-- START --

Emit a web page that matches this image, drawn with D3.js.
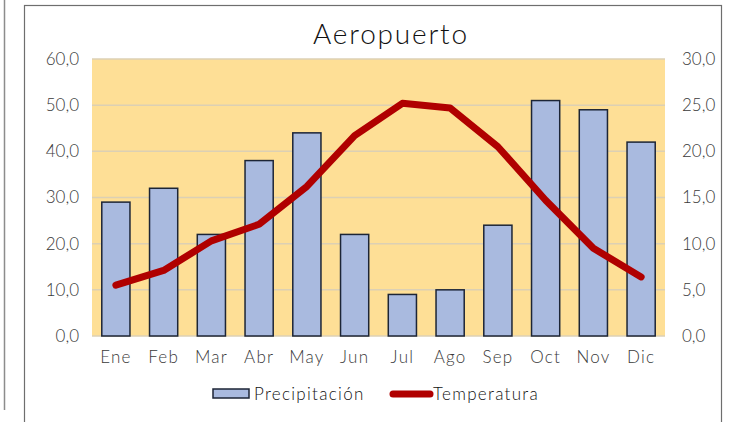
<!DOCTYPE html>
<html>
<head>
<meta charset="utf-8">
<script src="https://cdn.jsdelivr.net/npm/d3@7"></script>
<style>
  body { margin: 0; background: #fff; }
  svg text { font-family: "Lato", "DejaVu Sans", sans-serif; }
</style>
</head>
<body>
<svg id="chart" width="729" height="422"></svg>
<script>
var months = ['Ene', 'Feb', 'Mar', 'Abr', 'May', 'Jun', 'Jul', 'Ago', 'Sep', 'Oct', 'Nov', 'Dic'];
var precipitacion = [29, 32, 22, 38, 44, 22, 9, 10, 24, 51, 49, 42];
var temperatura = [5.5, 7.1, 10.3, 12.1, 16.2, 21.7, 25.2, 24.7, 20.5, 14.7, 9.5, 6.4];
var leftTicks = [0, 10, 20, 30, 40, 50, 60];
var rightTicks = [0, 5, 10, 15, 20, 25, 30];

var svg = d3.select('#chart');
var plot = {left: 92, right: 665, top: 59, bottom: 336};
var fmt = function(v) { return v.toFixed(1).replace('.', ','); };

// frames
svg.append('line').attr('x1', 4.5).attr('x2', 4.5).attr('y1', 0).attr('y2', 410)
    .attr('stroke', '#8c8c8c').attr('stroke-width', 1.5);
svg.append('rect').attr('x', 24.5).attr('y', 5.5).attr('width', 697).attr('height', 430)
    .attr('fill', 'none').attr('stroke', '#6e6e6e').attr('stroke-width', 1.2);

var x = d3.scaleBand().domain(months).range([plot.left, plot.right]).paddingInner(0.41).paddingOuter(0.205);
var xc = d3.scaleBand().domain(months).range([plot.left, plot.right]);
var yL = d3.scaleLinear().domain([0, 60]).range([plot.bottom, plot.top]);
var yR = d3.scaleLinear().domain([0, 30]).range([plot.bottom, plot.top]);

svg.append('rect').attr('x', plot.left).attr('y', plot.top)
    .attr('width', plot.right - plot.left).attr('height', plot.bottom - plot.top)
    .attr('fill', '#fedf96');

// gridlines
svg.append('g').selectAll('line').data(leftTicks).enter().append('line')
    .attr('x1', plot.left).attr('x2', plot.right)
    .attr('y1', function(d) { return yL(d); }).attr('y2', function(d) { return yL(d); })
    .attr('stroke', '#dcd0b4').attr('stroke-width', 1.5);

// bars
svg.append('g').selectAll('rect').data(precipitacion).enter().append('rect')
    .attr('x', function(d, i) { return x(months[i]); })
    .attr('width', x.bandwidth())
    .attr('y', function(d) { return yL(d); })
    .attr('height', function(d) { return yL(0) - yL(d); })
    .attr('fill', '#a9badf').attr('stroke', '#1c2536').attr('stroke-width', 1.5);

// temperature line
var line = d3.line()
    .x(function(d, i) { return xc(months[i]) + xc.bandwidth() / 2; })
    .y(function(d) { return yR(d); });
svg.append('path').datum(temperatura).attr('d', line)
    .attr('fill', 'none').attr('stroke', '#b00000').attr('stroke-width', 7)
    .attr('stroke-linecap', 'round').attr('stroke-linejoin', 'round');

// axes
var axL = svg.append('g').attr('transform', 'translate(' + (plot.left - 13) + ',0)')
    .call(d3.axisLeft(yL).tickValues(leftTicks).tickFormat(fmt).tickSize(0).tickPadding(0));
var axR = svg.append('g').attr('transform', 'translate(' + (plot.right + 17) + ',0)')
    .call(d3.axisRight(yR).tickValues(rightTicks).tickFormat(fmt).tickSize(0).tickPadding(0));
var axB = svg.append('g').attr('transform', 'translate(0,' + (plot.bottom + 12) + ')')
    .call(d3.axisBottom(xc).tickSize(0).tickPadding(0));
[axL, axR, axB].forEach(function(a) {
    a.select('.domain').remove();
    a.selectAll('text').style('font-size', '17px').style('font-weight', '300').style('fill', '#3a3a3a');
});
axB.selectAll('text').attr('dy', '0.9em').style('letter-spacing', '1.2px');

// title
svg.append('text').attr('x', 391).attr('y', 44).attr('text-anchor', 'middle')
    .style('font-size', '28px').style('font-weight', '300').style('letter-spacing', '1.8px')
    .style('fill', '#111').text('Aeropuerto');

// legend
var leg = svg.append('g');
leg.append('rect').attr('x', 213).attr('y', 389).attr('width', 36).attr('height', 9)
    .attr('fill', '#a9badf').attr('stroke', '#1c2536').attr('stroke-width', 1.5);
leg.append('text').attr('x', 254).attr('y', 400).style('font-size', '17px').style('font-weight', '300')
    .style('letter-spacing', '1.3px').style('fill', '#111').text('Precipitación');
leg.append('line').attr('x1', 393).attr('x2', 430).attr('y1', 394).attr('y2', 394)
    .attr('stroke', '#b00000').attr('stroke-width', 7).attr('stroke-linecap', 'round');
leg.append('text').attr('x', 433).attr('y', 400).style('font-size', '17px').style('font-weight', '300')
    .style('letter-spacing', '1.3px').style('fill', '#111').text('Temperatura');
</script>
</body>
</html>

-- END --

*Task requirements*. Repeat the listing above exactly from its first line to the line containing "var rightTicks = [0, 5, 10, 15, 20, 25, 30];", both included, and omit the pictures.

*Output*.
Emit a web page that matches this image, drawn with D3.js.
<!DOCTYPE html>
<html>
<head>
<meta charset="utf-8">
<script src="https://cdn.jsdelivr.net/npm/d3@7"></script>
<style>
  body { margin: 0; background: #fff; }
  svg text { font-family: "Lato", "DejaVu Sans", sans-serif; }
</style>
</head>
<body>
<svg id="chart" width="729" height="422"></svg>
<script>
var months = ['Ene', 'Feb', 'Mar', 'Abr', 'May', 'Jun', 'Jul', 'Ago', 'Sep', 'Oct', 'Nov', 'Dic'];
var precipitacion = [29, 32, 22, 38, 44, 22, 9, 10, 24, 51, 49, 42];
var temperatura = [5.5, 7.1, 10.3, 12.1, 16.2, 21.7, 25.2, 24.7, 20.5, 14.7, 9.5, 6.4];
var leftTicks = [0, 10, 20, 30, 40, 50, 60];
var rightTicks = [0, 5, 10, 15, 20, 25, 30];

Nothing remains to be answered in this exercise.